Copy each line below in which the string "Recreate" occurs.

—————

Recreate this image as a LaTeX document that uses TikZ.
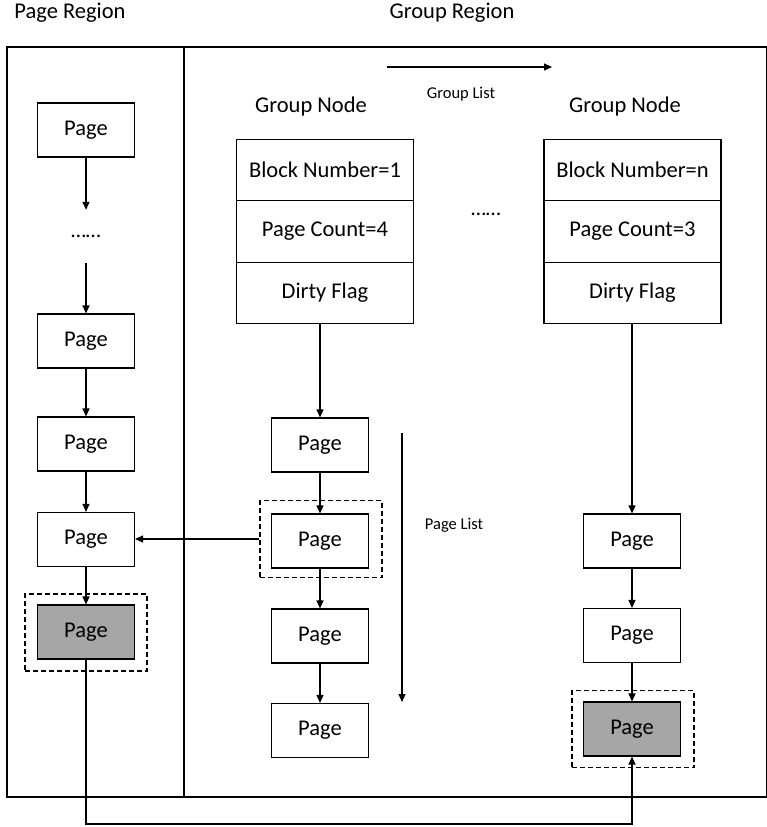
\documentclass[tikz,border=0pt]{standalone}
\usepackage{fontspec}
\setmainfont{Carlito}
\usetikzlibrary{arrows.meta}
\begin{document}
\begin{tikzpicture}[x=1pt,y=-1pt,
  lw/.style={line width=1.1pt},
  arr/.style={lw,-{Triangle[length=8pt,width=7pt]}},
  pagebox/.style={draw,lw,minimum width=97pt,minimum height=54pt,inner sep=0pt,font=\fontsize{22.5}{25}\selectfont},
  greypage/.style={pagebox,fill=black!35},
  dashbox/.style={draw,lw,dashed,dash pattern=on 5pt off 3pt,minimum width=122pt,minimum height=77pt,inner sep=0pt},
  rowbox/.style={draw,lw,minimum width=177pt,minimum height=61.5pt,inner sep=0pt,font=\fontsize{22.5}{25}\selectfont},
  big/.style={font=\fontsize{22.5}{26}\selectfont,inner sep=0pt},
  small/.style={font=\fontsize{16.5}{19}\selectfont,inner sep=0pt},
  dots/.style={font=\fontsize{21.5}{24}\selectfont,inner sep=0pt}
]
\useasboundingbox (0,0) rectangle (767,827);
% frame
\draw[lw] (7,47) rectangle (766.5,797);
\draw[lw] (184,47) -- (184,797);
% titles
\node[big] (tpr) at (70,13) {Page Region};
\node[big] (tgr) at (452,13) {Group Region};
% group list
\coordinate (glA) at (387,67);
\coordinate (glB) at (552,67);
\draw[arr] (glA) -- (glB);
\node[small] (tgl) at (461,94) {Group List};
\node[big] (tgn1) at (311,106) {Group Node};
\node[big] (tgn2) at (625,106) {Group Node};
% group nodes
\node[rowbox] (g1a) at (325,170) {Block Number=1};
\node[rowbox] (g1b) at (325,231.5) {Page Count=4};
\node[rowbox] (g1c) at (325,293) {Dirty Flag};
\node[rowbox] (g2a) at (632.5,170) {Block Number=n};
\node[rowbox] (g2b) at (632.5,231.5) {Page Count=3};
\node[rowbox] (g2c) at (632.5,293) {Dirty Flag};
\node[dots] (gdots) at (486,214) {……};
% left column
\node[pagebox] (l1) at (86,130) {Page};
\node[dots,minimum height=53pt] (ldots) at (86,236.5) {……};
\node[pagebox] (l2) at (86,341) {Page};
\node[pagebox] (l3) at (86,444) {Page};
\node[pagebox] (l4) at (86,539.5) {Page};
\node[dashbox] (ld) at (86,632.5) {};
\node[greypage] (l5) at (86,632) {Page};
\draw[arr] (l1.south -| ldots.north) -- (ldots.north);
\draw[arr] (ldots.south) -- (l2.north);
\draw[arr] (l2) -- (l3);
\draw[arr] (l3) -- (l4);
\draw[arr] (l4) -- (l5);
% middle column
\node[pagebox] (m1) at (320,445) {Page};
\node[dashbox] (md) at (321,539) {};
\node[pagebox] (m2) at (320,541) {Page};
\node[pagebox] (m3) at (320,636) {Page};
\node[pagebox] (m4) at (320,730.5) {Page};
\draw[arr] (g1c.south -| m1.north) -- (m1.north);
\draw[arr] (m1) -- (m2);
\draw[arr] (m2) -- (m3);
\draw[arr] (m3) -- (m4);
\draw[arr] (md.west) -- (md.west -| l4.east);
% page list
\coordinate (plA) at (402,433);
\coordinate (plB) at (402,702);
\draw[arr] (plA) -- (plB);
\node[small] (tpl) at (454,525) {Page List};
% right column
\node[pagebox] (r1) at (632,541) {Page};
\node[pagebox] (r2) at (632,635.5) {Page};
\node[dashbox] (rd) at (633,729) {};
\node[greypage] (r3) at (632,729) {Page};
\draw[arr] (g2c.south -| r1.north) -- (r1.north);
\draw[arr] (r1) -- (r2);
\draw[arr] (r2) -- (r3);
% bottom connector
\coordinate (bot) at (0,824);
\draw[arr] (l5.south) -- (l5.south |- bot) -| (r3.south);
\end{tikzpicture}
\end{document}
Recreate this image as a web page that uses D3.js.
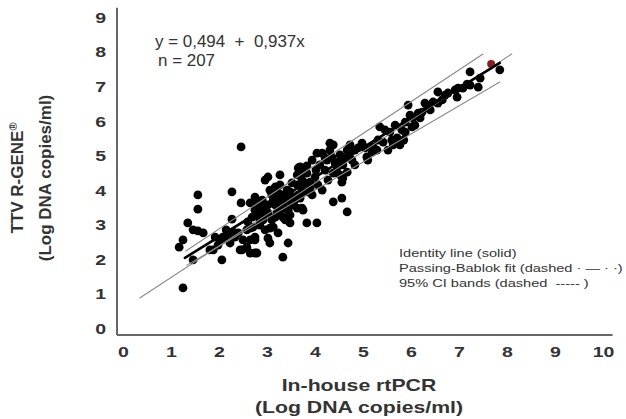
<!DOCTYPE html>
<html>
<head>
<meta charset="utf-8">
<script src="https://cdn.jsdelivr.net/npm/d3@7"></script>
<style>
  body { margin: 0; background: #fff; }
  svg { display: block; font-family: "Liberation Sans", Arial, sans-serif; }
</style>
</head>
<body>
<svg id="chart" width="626" height="419"></svg>
<script>

//
// DATA
//

// in-house rtPCR (x) vs TTV R-GENE (y), log copies/ml
const xValues = [
    1.56,1.56,1.35,1.46,1.56,1.67,1.25,1.17,1.81,1.88,1.46,2.06,1.25,2.46,2.27,2.46,2.65,2.27,2.08,2.06,
    2.17,2.23,2.33,2.40,2.29,2.58,2.65,2.71,2.69,2.79,2.85,2.50,2.65,2.75,2.23,2.48,2.58,2.65,2.79,2.44,
    2.15,1.92,1.98,3.02,2.96,3.06,3.10,3.17,3.27,3.23,3.42,3.48,3.63,3.73,3.79,3.85,2.75,2.81,2.90,2.75,
    2.96,2.92,3.02,3.10,3.17,3.13,3.23,3.31,3.38,3.44,3.33,3.48,3.63,3.73,3.83,4.04,3.02,3.06,3.23,3.44,
    3.33,2.75,2.75,2.85,2.96,3.06,2.90,3.02,3.17,3.27,3.38,3.48,3.52,3.58,3.69,3.21,2.92,3.38,3.52,3.27,
    4.31,4.04,4.15,3.94,3.65,3.63,3.83,3.73,3.79,3.90,4.00,4.15,4.38,4.56,4.67,4.38,4.31,4.35,4.42,4.46,
    4.38,4.52,4.58,4.56,4.67,4.67,4.73,4.83,4.63,4.77,4.52,4.48,4.83,3.83,3.75,3.69,4.25,4.21,4.06,4.27,
    3.94,3.75,4.98,4.90,5.04,5.19,5.21,5.29,5.31,5.35,5.46,5.56,5.71,5.77,5.81,5.88,5.88,5.98,6.15,5.94,
    5.08,5.42,5.67,5.60,6.08,6.02,5.85,6.19,6.29,6.35,6.46,6.56,6.56,6.65,6.77,6.92,6.98,6.96,7.23,7.23,
    7.40,7.85,7.08,7.17,7.44,6.71,6.40,6.23,6.04,5.63,5.52,5.10,2.81,2.60,3.54,3.65,3.90,4.02,4.10,4.21,
    4.58,3.31,3.44,3.13,2.85,4.73
];
const yValues = [
    3.85,3.44,3.04,2.84,2.81,2.75,2.55,2.34,2.26,2.26,1.97,1.97,1.16,5.24,3.94,3.62,3.62,3.15,2.63,2.55,
    2.69,2.60,2.63,2.75,2.78,2.84,2.89,2.92,3.21,3.41,3.13,2.55,2.55,2.55,2.46,2.26,2.34,2.17,2.17,2.26,
    2.84,2.63,2.40,4.37,4.28,3.99,3.85,4.08,4.14,3.91,3.99,3.94,4.14,3.99,3.94,3.94,3.79,3.62,3.50,3.41,
    3.41,3.21,3.33,3.13,3.21,2.92,3.70,3.56,3.47,3.41,3.21,3.04,3.47,3.47,3.04,3.04,2.60,2.46,2.75,2.46,
    2.05,2.63,2.17,2.98,2.84,2.89,3.70,3.56,3.56,3.36,3.13,3.27,3.56,3.70,3.76,3.33,3.13,3.79,4.20,4.43,
    5.35,5.06,5.06,4.86,4.63,4.43,4.48,4.28,4.20,4.22,4.37,3.99,3.65,3.76,3.36,5.30,5.15,4.95,4.77,4.63,
    4.48,4.43,4.34,4.22,4.51,5.15,5.06,5.15,4.92,4.86,5.01,4.80,4.72,4.69,4.48,4.66,4.86,4.57,4.14,4.28,
    3.85,3.41,5.35,5.21,5.21,5.09,5.24,5.15,5.44,5.82,5.73,5.67,5.50,5.30,5.73,5.67,5.96,6.16,6.22,6.45,
    4.95,5.38,5.87,5.44,5.87,5.82,5.44,6.08,6.51,6.39,6.54,6.51,6.83,6.60,6.80,6.89,6.94,6.68,7.41,7.03,
    6.97,7.47,6.94,7.06,7.23,6.74,6.31,6.25,6.08,5.30,5.15,4.86,3.27,3.07,3.76,3.85,4.05,4.57,4.72,4.92,
    4.72,3.85,3.70,3.70,3.36,5.30
];

// single sample marked in red
const highlightX = [7.67];
const highlightY = [7.64];

// line segments [x0, y0, x1, y1]
const fitLine   = [0.35, 0.87, 8.10, 7.93];
const upperBand = [1.31, 2.23, 7.50, 7.93];
const lowerBand = [1.33, 1.82, 7.85, 7.12];
const thickLine = [1.29, 2.03, 7.85, 7.67];

const xTicks = [0,1,2,3,4,5,6,7,8,9,10];
const yTicks = [0,1,2,3,4,5,6,7,8,9];

const equationText = 'y = 0,494  +  0,937x';
const nText = 'n = 207';
const legendLines = [
    'Identity line (solid)',
    'Passing-Bablok fit (dashed \u00b7 \u2014 \u00b7 \u00b7)',
    '95% CI bands (dashed  ----- )'
];

//
// CHART
//

const svg = d3.select('#chart');
const font = '"Liberation Sans", Arial, sans-serif';
const stretch = 1.27; // text in the source looks wider than it is tall

const x = d3.scaleLinear()
    .domain([0, 10])
    .range([123, 603]);
const y = d3.scaleLinear()
    .domain([0, 9])
    .range([328, 17]);

// axis frame lines
svg.append('line')
    .attr('x1', x(-0.125)).attr('x2', x(-0.125))
    .attr('y1', y(9.27)).attr('y2', y(-0.2))
    .attr('stroke', '#666')
    .attr('stroke-width', 2);
svg.append('line')
    .attr('x1', x(-0.125)).attr('x2', x(10.2))
    .attr('y1', y(-0.2)).attr('y2', y(-0.2))
    .attr('stroke', '#666')
    .attr('stroke-width', 2);

// tick labels
const xAxis = svg.append('g')
    .attr('transform', `translate(0, ${y(0) + 29})`)
    .call(d3.axisBottom(x).tickValues(xTicks).tickSize(0).tickFormat(d3.format('d')));
xAxis.select('.domain').remove();
xAxis.selectAll('text')
    .attr('dy', 0)
    .attr('y', 0)
    .attr('transform', 'scale(1.3,1)')
    .style('font-family', font)
    .style('font-size', '15px')
    .style('font-weight', 'bold')
    .style('fill', '#333');

const yAxis = svg.append('g')
    .attr('transform', `translate(106, 0)`)
    .call(d3.axisLeft(y).tickValues(yTicks).tickSize(0).tickFormat(d3.format('d')));
yAxis.select('.domain').remove();
yAxis.selectAll('text')
    .attr('x', 0)
    .attr('dy', '0.36em')
    .attr('transform', 'scale(1.3,1)')
    .style('font-family', font)
    .style('font-size', '15px')
    .style('font-weight', 'bold')
    .style('fill', '#333');

// points
const points = xValues.map((v, i) => [v, yValues[i]]);
svg.append('g')
    .selectAll('circle')
    .data(points)
    .join('circle')
        .attr('cx', d => x(d[0]))
        .attr('cy', d => y(d[1]))
        .attr('r', 4.4)
        .attr('fill', '#000');

svg.append('g')
    .selectAll('circle')
    .data(highlightX.map((v, i) => [v, highlightY[i]]))
    .join('circle')
        .attr('cx', d => x(d[0]))
        .attr('cy', d => y(d[1]))
        .attr('r', 4)
        .attr('fill', '#8a1c1c');

// lines
const segs = [
    {s: fitLine,   color: '#8a8a8a', w: 1.1},
    {s: upperBand, color: '#8a8a8a', w: 1.1},
    {s: lowerBand, color: '#8a8a8a', w: 1.1},
    {s: thickLine, color: '#000',    w: 2.6}
];
svg.append('g')
    .selectAll('line')
    .data(segs)
    .join('line')
        .attr('x1', d => x(d.s[0]))
        .attr('y1', d => y(d.s[1]))
        .attr('x2', d => x(d.s[2]))
        .attr('y2', d => y(d.s[3]))
        .attr('stroke', d => d.color)
        .attr('stroke-width', d => d.w)
        .attr('stroke-linecap', 'round');

// equation
svg.append('text')
    .attr('transform', 'translate(155, 47) scale(1.06,1)')
    .style('white-space', 'pre')
    .style('font-size', '16px')
    .style('fill', '#333')
    .text(equationText);
svg.append('text')
    .attr('transform', 'translate(158, 66) scale(1.06,1)')
    .style('font-size', '16px')
    .style('fill', '#333')
    .text(nText);

// legend text
svg.append('g')
    .selectAll('text')
    .data(legendLines)
    .join('text')
        .attr('transform', (d, i) => `translate(399, ${257 + i * 15}) scale(${stretch},1)`)
        .style('white-space', 'pre')
        .style('font-size', '11.5px')
        .style('fill', '#333')
        .text(d => d);

// axis titles
const xTitle = svg.append('text')
    .attr('transform', `translate(359, 0) scale(1.25,1)`)
    .attr('text-anchor', 'middle')
    .style('font-size', '17px')
    .style('font-weight', 'bold')
    .style('fill', '#333');
xTitle.append('tspan').attr('x', 0).attr('y', 391).text('In-house rtPCR');
xTitle.append('tspan').attr('x', 0).attr('y', 413).text('(Log DNA copies/ml)');

const yTitle = svg.append('text')
    .attr('transform', 'translate(0, 178) rotate(-90)')
    .attr('text-anchor', 'middle')
    .style('font-size', '17px')
    .style('font-weight', 'bold')
    .style('fill', '#333');
const t1 = yTitle.append('tspan').attr('x', 0).attr('y', 23).text('TTV R-GENE');
t1.append('tspan').attr('dy', -6).style('font-size', '11px').text('\u00ae');
yTitle.append('tspan').attr('x', 0).attr('y', 51).text('(Log DNA copies/ml)');

</script>
</body>
</html>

—————

_Final result:_
Recreate this image as a LaTeX document that uses TikZ.
Recreate this image as a web page that uses D3.js.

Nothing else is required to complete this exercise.